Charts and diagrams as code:
((

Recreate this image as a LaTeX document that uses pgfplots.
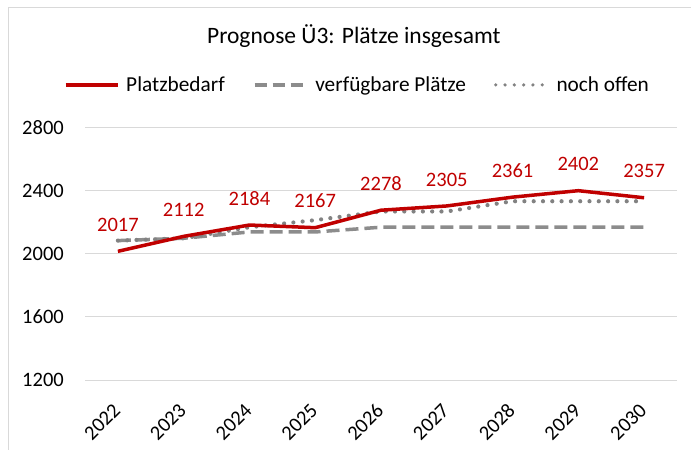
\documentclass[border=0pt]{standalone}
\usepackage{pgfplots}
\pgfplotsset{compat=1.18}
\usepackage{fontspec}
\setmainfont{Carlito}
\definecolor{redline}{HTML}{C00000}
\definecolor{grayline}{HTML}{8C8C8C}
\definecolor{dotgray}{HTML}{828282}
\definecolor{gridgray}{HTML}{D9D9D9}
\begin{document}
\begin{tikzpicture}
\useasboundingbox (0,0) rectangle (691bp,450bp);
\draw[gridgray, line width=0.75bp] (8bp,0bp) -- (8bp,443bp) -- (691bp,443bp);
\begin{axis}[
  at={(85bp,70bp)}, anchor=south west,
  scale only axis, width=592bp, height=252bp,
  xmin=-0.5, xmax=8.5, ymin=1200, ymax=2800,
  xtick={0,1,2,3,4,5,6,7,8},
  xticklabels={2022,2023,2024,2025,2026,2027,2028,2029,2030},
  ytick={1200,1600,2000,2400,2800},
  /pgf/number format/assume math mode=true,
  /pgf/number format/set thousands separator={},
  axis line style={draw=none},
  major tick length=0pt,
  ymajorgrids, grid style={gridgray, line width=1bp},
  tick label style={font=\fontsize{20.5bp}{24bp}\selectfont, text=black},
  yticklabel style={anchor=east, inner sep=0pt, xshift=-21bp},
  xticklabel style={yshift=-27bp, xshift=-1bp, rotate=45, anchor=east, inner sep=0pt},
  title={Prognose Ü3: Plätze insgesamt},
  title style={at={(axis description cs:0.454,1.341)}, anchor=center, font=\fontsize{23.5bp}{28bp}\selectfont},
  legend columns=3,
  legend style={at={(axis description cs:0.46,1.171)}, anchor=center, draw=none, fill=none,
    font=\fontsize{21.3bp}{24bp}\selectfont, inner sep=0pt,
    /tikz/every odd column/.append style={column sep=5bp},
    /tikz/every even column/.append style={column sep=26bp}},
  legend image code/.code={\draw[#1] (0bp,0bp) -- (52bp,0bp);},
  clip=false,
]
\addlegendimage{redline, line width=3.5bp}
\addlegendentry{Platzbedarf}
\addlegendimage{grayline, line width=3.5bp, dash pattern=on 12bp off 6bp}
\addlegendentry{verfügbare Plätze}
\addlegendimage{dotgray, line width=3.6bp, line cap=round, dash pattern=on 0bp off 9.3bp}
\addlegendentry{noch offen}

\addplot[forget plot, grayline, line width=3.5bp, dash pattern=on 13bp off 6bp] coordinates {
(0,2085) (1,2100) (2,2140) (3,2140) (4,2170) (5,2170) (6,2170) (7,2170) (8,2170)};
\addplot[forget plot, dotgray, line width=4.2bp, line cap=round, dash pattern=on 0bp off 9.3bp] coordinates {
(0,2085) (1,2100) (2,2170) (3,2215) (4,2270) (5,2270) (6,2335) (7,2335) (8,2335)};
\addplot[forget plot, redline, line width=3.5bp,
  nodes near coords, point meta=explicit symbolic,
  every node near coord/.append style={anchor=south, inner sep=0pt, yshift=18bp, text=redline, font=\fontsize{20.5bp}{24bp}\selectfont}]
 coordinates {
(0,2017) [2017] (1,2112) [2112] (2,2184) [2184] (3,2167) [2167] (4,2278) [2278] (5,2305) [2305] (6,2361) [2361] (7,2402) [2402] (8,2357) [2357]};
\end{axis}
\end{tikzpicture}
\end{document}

))
((

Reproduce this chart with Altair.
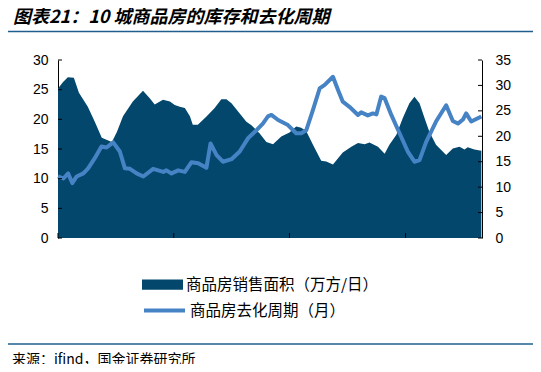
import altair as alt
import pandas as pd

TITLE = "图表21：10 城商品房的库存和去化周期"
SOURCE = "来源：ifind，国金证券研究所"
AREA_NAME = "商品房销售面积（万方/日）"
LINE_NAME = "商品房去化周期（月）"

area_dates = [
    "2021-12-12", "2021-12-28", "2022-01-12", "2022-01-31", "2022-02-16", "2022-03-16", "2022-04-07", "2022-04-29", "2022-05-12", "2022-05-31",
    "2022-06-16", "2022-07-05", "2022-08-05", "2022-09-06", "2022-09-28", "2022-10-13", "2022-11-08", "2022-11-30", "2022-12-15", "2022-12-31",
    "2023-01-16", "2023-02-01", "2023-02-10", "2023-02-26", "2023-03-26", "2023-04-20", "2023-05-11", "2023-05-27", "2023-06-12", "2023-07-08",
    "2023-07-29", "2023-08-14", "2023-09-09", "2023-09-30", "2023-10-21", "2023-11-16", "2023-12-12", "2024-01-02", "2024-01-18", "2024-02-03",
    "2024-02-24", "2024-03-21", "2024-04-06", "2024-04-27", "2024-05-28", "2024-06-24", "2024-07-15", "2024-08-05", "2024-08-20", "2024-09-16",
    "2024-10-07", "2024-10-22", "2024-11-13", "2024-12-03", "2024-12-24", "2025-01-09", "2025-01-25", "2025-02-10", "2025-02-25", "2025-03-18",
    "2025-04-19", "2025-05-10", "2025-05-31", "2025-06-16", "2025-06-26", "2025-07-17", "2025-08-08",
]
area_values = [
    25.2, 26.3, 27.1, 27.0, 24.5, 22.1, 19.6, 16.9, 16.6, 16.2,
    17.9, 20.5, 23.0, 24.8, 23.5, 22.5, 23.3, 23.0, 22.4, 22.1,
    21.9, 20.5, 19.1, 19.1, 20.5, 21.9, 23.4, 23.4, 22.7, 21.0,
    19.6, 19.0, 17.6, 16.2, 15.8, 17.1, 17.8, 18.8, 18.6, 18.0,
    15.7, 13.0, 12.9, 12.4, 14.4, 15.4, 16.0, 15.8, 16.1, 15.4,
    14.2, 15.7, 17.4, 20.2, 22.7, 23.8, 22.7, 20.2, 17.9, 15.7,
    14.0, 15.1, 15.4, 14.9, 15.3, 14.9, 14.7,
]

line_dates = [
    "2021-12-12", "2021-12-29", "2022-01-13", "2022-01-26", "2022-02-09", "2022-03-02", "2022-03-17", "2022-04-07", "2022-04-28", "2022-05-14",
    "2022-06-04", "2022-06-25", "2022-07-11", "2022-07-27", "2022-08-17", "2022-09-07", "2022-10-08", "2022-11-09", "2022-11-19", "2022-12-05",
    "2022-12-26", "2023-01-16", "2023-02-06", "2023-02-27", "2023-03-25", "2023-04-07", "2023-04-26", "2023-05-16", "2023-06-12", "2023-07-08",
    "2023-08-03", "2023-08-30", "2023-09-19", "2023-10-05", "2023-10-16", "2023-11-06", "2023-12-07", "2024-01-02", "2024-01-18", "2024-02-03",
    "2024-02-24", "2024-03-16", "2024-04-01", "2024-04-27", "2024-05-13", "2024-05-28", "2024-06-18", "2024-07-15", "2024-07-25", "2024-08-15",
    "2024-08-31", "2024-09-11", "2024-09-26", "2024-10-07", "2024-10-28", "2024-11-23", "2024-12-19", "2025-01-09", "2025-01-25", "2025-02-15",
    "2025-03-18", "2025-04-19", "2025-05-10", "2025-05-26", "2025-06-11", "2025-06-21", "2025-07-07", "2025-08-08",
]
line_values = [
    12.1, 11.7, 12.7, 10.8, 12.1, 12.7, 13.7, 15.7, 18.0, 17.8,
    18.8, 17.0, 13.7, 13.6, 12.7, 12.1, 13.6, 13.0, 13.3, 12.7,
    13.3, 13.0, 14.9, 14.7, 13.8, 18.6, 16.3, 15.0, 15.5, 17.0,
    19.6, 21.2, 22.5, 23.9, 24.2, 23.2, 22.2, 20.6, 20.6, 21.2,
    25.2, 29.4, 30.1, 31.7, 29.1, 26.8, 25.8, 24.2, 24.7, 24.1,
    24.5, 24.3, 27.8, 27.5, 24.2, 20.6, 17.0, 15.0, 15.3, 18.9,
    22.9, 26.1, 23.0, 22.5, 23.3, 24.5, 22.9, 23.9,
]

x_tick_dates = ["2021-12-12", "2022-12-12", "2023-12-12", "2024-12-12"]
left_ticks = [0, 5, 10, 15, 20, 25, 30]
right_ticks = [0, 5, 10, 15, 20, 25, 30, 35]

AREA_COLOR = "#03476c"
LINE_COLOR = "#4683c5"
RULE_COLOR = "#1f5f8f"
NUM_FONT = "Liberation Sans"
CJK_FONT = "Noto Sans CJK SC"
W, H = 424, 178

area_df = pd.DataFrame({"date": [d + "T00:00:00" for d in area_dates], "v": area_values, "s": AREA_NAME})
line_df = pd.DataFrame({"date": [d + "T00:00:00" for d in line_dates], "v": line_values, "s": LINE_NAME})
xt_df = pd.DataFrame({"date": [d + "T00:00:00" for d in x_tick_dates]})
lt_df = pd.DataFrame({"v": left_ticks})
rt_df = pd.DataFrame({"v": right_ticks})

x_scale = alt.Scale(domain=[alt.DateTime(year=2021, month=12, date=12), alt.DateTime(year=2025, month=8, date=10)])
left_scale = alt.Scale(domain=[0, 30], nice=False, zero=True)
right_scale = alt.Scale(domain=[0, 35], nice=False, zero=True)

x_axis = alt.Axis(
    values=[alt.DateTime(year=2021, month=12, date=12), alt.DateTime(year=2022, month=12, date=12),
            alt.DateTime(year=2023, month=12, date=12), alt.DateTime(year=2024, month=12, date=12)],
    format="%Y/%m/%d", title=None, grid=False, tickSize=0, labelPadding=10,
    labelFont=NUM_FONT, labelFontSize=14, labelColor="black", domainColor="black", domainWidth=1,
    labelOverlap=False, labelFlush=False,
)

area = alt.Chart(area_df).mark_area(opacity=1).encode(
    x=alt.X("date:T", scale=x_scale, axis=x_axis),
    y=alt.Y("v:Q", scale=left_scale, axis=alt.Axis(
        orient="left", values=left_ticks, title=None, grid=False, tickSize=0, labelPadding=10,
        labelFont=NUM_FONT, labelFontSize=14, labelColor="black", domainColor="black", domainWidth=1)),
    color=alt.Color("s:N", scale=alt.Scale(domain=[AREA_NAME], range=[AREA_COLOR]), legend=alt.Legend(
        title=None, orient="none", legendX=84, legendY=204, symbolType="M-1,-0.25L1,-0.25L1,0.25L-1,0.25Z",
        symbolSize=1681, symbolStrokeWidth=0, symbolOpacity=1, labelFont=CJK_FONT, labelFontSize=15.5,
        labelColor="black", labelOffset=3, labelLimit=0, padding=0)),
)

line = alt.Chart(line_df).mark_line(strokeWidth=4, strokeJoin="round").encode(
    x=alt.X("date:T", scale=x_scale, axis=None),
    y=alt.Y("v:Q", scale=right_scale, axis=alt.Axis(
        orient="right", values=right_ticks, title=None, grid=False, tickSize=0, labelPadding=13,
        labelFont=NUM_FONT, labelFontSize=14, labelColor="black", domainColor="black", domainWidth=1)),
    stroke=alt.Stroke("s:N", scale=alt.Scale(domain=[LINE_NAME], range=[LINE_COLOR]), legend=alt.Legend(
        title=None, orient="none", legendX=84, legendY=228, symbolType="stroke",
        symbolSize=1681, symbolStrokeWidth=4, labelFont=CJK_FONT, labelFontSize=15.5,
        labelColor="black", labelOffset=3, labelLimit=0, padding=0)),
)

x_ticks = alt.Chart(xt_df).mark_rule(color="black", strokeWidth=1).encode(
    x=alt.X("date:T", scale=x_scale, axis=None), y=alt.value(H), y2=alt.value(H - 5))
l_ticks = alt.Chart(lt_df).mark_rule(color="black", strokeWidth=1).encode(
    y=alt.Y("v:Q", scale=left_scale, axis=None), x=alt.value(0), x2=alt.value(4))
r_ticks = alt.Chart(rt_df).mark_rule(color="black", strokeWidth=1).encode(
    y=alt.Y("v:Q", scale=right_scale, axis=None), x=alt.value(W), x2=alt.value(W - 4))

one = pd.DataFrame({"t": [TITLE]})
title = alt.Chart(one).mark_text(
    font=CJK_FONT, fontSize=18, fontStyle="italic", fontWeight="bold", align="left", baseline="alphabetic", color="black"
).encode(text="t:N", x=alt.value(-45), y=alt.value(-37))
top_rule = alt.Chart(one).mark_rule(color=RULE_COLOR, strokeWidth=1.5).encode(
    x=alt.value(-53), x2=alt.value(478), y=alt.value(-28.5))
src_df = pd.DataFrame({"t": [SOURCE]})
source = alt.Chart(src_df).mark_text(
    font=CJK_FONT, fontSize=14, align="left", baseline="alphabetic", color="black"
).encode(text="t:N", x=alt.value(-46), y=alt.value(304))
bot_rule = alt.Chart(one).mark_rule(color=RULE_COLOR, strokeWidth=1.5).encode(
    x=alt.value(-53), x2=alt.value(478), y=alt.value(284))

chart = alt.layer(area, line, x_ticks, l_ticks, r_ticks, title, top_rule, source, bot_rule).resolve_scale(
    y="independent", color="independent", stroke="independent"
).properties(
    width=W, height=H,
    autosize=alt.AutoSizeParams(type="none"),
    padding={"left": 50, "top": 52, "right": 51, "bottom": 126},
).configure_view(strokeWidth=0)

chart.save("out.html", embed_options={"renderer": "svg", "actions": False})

))

WORK TO COMPLETE:
Search the listing for the string "this". Copy each line where it turns up.

RESULT OF THE EXERCISE:
Recreate this image as a LaTeX document that uses pgfplots.
Reproduce this chart with Altair.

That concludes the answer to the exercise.